• **Task requirements**:
Looking through the listing, how many of its lines hold the word "this"? Answer with only the number.

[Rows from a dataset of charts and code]
==============================
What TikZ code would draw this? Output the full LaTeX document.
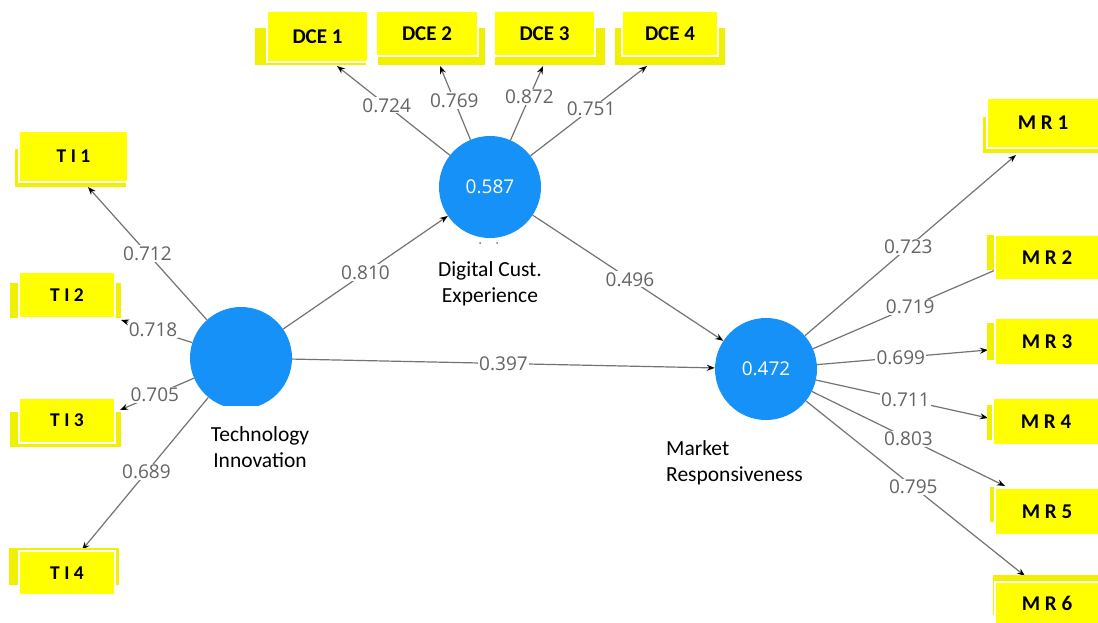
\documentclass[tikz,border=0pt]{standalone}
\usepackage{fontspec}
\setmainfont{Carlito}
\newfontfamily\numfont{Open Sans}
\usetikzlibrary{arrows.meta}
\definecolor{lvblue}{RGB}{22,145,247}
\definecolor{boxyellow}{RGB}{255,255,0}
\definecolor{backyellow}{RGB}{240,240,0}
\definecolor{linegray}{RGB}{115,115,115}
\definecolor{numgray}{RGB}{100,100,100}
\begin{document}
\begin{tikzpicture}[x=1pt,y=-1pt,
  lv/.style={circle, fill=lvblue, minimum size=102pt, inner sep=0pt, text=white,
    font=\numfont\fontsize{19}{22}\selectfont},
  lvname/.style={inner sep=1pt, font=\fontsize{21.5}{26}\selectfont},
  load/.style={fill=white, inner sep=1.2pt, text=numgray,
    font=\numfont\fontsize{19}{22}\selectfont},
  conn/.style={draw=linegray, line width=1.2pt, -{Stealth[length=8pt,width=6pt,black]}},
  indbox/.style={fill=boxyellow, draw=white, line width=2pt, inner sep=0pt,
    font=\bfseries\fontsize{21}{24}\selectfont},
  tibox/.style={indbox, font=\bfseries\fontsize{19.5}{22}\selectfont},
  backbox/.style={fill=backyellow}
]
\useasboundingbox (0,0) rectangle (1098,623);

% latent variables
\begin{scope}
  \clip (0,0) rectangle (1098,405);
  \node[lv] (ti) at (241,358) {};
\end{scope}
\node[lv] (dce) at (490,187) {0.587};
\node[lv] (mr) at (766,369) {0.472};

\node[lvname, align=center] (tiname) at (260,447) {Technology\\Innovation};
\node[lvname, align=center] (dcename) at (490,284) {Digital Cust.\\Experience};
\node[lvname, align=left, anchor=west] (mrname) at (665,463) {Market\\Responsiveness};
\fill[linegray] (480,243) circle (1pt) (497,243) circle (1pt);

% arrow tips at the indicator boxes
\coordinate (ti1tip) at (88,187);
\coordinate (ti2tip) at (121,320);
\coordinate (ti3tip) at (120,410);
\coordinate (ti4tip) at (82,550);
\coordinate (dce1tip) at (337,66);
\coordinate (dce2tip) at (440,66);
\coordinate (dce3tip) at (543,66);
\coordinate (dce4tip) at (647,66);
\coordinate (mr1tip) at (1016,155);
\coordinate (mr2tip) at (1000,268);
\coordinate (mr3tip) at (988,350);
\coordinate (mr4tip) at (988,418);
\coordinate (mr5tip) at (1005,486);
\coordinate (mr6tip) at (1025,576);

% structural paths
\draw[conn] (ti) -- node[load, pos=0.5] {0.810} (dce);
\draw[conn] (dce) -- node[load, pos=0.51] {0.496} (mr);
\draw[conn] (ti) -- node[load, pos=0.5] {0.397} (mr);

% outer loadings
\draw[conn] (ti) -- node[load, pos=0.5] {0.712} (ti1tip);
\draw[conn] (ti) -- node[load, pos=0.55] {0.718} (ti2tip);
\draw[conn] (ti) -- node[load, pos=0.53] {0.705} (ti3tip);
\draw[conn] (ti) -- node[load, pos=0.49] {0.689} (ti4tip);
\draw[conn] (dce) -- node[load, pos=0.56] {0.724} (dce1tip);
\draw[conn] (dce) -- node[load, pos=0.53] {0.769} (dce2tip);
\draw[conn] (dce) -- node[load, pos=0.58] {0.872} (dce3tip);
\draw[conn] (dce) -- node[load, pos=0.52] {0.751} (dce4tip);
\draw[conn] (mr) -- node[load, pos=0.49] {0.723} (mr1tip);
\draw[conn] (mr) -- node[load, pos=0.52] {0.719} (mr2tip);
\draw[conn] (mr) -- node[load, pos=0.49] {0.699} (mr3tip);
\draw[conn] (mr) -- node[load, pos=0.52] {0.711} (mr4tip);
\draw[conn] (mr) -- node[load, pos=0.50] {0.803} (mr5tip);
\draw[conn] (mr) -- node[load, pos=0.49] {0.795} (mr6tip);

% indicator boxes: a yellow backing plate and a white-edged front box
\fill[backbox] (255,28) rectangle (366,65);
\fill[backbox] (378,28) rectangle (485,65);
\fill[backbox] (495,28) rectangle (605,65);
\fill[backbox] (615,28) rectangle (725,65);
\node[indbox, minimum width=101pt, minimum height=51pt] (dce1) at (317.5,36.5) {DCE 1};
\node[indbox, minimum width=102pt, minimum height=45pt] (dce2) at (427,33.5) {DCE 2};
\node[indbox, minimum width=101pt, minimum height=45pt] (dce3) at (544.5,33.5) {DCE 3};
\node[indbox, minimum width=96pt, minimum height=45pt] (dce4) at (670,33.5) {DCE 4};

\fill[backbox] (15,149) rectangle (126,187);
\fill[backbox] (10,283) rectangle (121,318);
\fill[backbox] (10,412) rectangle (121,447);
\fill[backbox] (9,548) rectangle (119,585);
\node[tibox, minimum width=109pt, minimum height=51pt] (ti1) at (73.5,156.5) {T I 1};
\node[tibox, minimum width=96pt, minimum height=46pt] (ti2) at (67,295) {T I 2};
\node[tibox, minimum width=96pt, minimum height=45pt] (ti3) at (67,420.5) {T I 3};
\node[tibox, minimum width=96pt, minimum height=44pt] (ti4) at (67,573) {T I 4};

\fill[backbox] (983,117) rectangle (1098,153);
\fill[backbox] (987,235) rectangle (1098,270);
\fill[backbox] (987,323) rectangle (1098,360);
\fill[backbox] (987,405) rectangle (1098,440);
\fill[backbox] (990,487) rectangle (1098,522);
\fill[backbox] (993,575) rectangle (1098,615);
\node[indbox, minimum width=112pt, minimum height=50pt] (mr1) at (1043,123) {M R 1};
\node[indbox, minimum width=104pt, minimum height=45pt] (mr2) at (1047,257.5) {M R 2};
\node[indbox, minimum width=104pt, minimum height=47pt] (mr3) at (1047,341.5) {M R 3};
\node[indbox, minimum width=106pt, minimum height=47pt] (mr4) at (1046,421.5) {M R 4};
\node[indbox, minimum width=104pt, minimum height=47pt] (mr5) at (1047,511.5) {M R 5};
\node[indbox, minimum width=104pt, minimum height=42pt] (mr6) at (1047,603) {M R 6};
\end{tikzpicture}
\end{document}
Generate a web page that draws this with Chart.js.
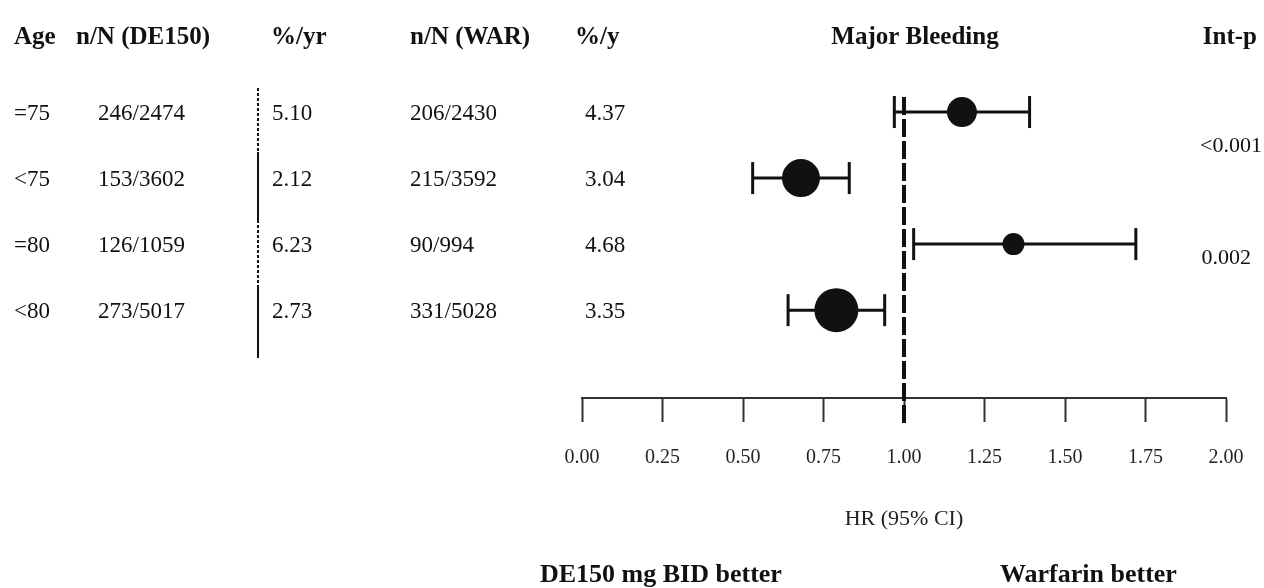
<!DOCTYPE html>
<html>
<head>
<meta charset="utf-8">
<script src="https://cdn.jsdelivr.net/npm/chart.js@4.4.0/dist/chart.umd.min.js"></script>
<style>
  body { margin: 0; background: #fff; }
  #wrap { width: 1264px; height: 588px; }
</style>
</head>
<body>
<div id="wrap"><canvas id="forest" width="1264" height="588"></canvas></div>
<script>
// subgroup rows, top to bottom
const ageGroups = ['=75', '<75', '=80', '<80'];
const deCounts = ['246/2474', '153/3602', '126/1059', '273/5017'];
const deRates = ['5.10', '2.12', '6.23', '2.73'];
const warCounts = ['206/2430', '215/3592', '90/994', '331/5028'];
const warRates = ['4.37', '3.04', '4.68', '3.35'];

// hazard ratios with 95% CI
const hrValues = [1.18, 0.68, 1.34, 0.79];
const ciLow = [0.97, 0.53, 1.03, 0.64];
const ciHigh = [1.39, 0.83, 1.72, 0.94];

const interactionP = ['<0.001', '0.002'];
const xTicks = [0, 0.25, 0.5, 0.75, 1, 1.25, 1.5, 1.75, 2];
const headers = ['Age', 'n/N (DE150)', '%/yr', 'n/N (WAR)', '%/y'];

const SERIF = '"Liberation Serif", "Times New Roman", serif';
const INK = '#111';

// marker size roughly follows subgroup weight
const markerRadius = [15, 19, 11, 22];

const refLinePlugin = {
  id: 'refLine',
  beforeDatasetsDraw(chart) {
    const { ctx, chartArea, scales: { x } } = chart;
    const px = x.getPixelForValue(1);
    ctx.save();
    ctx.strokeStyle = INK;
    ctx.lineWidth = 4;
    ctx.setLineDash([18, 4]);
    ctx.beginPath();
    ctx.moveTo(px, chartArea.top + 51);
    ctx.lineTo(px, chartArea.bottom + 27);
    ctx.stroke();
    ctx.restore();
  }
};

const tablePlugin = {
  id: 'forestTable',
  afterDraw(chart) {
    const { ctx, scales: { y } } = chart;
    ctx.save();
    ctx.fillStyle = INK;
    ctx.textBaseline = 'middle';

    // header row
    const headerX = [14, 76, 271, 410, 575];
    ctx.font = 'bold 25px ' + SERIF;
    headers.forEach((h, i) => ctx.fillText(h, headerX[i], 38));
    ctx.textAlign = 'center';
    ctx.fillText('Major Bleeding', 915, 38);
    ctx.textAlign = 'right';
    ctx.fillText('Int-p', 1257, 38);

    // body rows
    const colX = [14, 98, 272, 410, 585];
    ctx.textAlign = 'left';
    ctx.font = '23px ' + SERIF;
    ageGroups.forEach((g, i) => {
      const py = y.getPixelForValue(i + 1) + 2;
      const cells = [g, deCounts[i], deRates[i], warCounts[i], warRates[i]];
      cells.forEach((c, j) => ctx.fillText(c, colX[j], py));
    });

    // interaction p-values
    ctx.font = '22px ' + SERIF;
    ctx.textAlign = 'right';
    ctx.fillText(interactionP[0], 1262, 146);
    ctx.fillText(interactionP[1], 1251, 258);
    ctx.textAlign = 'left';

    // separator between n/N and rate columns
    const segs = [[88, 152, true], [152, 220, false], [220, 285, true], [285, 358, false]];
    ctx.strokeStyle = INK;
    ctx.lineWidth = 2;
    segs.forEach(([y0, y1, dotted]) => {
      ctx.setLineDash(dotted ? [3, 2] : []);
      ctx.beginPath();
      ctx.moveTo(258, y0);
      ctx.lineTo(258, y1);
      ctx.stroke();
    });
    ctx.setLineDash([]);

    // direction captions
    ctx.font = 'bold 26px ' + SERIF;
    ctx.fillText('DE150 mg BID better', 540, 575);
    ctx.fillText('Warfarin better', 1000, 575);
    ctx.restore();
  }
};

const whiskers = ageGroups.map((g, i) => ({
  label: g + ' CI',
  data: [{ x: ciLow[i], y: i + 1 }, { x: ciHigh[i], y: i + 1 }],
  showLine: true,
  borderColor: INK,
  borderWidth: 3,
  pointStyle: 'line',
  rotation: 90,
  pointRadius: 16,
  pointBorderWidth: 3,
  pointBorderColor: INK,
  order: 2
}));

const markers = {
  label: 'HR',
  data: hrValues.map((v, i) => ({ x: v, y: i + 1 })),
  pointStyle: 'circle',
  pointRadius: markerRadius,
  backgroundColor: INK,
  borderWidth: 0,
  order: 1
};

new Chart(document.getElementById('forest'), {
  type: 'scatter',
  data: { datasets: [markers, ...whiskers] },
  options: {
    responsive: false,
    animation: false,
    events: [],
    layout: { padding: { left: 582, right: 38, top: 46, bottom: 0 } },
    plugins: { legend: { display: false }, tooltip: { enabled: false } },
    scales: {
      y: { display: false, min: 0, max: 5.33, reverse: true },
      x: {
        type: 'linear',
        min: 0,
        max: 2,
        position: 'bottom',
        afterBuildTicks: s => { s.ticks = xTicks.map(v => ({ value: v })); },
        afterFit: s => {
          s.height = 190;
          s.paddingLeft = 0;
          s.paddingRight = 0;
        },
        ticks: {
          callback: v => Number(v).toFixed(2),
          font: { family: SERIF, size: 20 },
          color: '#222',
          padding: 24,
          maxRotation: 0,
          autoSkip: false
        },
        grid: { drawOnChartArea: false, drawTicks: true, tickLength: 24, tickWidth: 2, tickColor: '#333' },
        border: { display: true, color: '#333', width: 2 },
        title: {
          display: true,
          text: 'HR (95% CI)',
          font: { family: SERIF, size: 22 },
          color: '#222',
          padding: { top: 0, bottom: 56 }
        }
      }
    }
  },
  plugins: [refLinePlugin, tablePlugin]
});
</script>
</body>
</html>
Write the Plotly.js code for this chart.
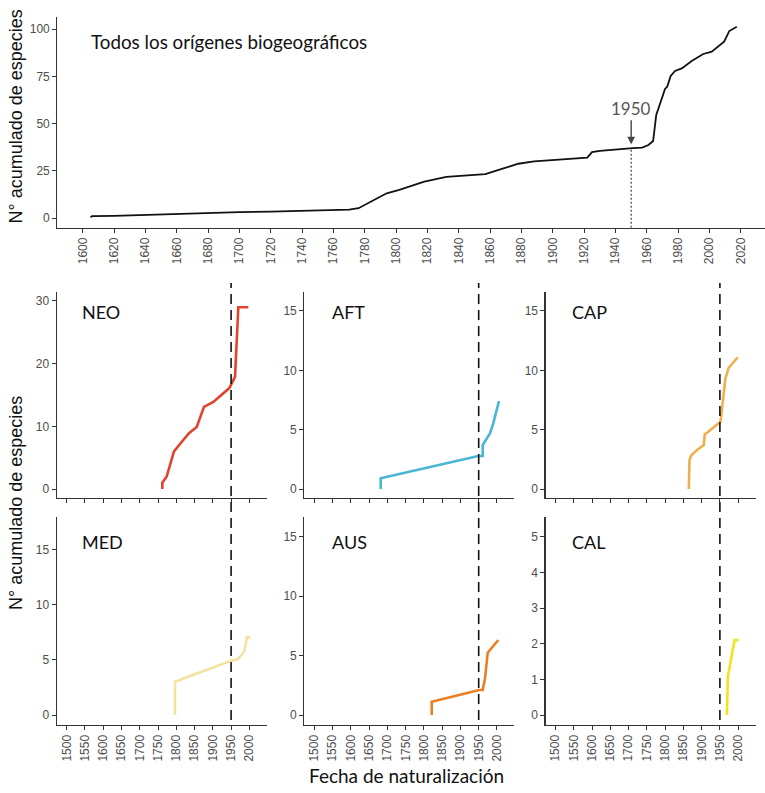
==============================
• **Solved exercise**:
3